As with the stock predict function in R, to use this function, one must first create a predictions dataframe, containing the values in the independent variables one would like to use to predict the expected values of Y. This predictions dataframe is then used in the function to generate our predicted values.
Here’s an example using the test scores data above:
test.lm <- lm(testscr ~ str + el_pct, data = test.df) pred.df <- data.frame("str" = c(20, 40), "el_pct" = c(50,50)) predict.lm.f(test.lm,pred.df,rob) #If I wanted clustered standard errors, I would add the cluster variable, by name preceded by a ~, as in the robustse.f function.
This will generate a new dataframe titled
test.lm.pred.df that contains the predicted values as well as the values used for prediction. The results can then easily be plotted by the
predict.plot.f function as follows:
predict.plot.f(test.lm.pred.df, test.lm.pred.df$str,"Student Teacher Ratio", "Predicted Test Scores")
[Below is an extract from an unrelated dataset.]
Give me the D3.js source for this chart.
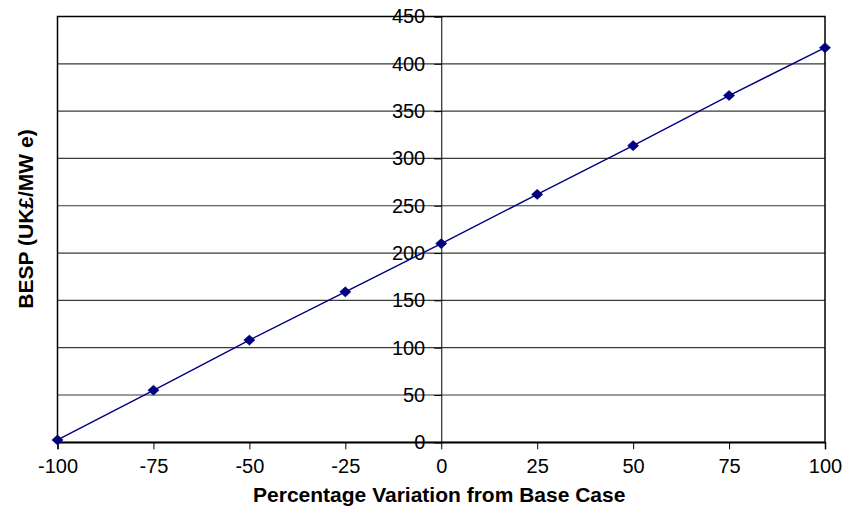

Note that for the glm models, this function generates predicted probabilities, transforming the regression coefficients. Note also that the
predict.f function generates confidence intervals around the predictions. It does not generate prediction intervals.
This function is designed to work like Stata’s “marginsplot” command, easily graphing the results from the
predict.f function above. It can generate multiple prediction lines with a legend. See the earlier example for its use.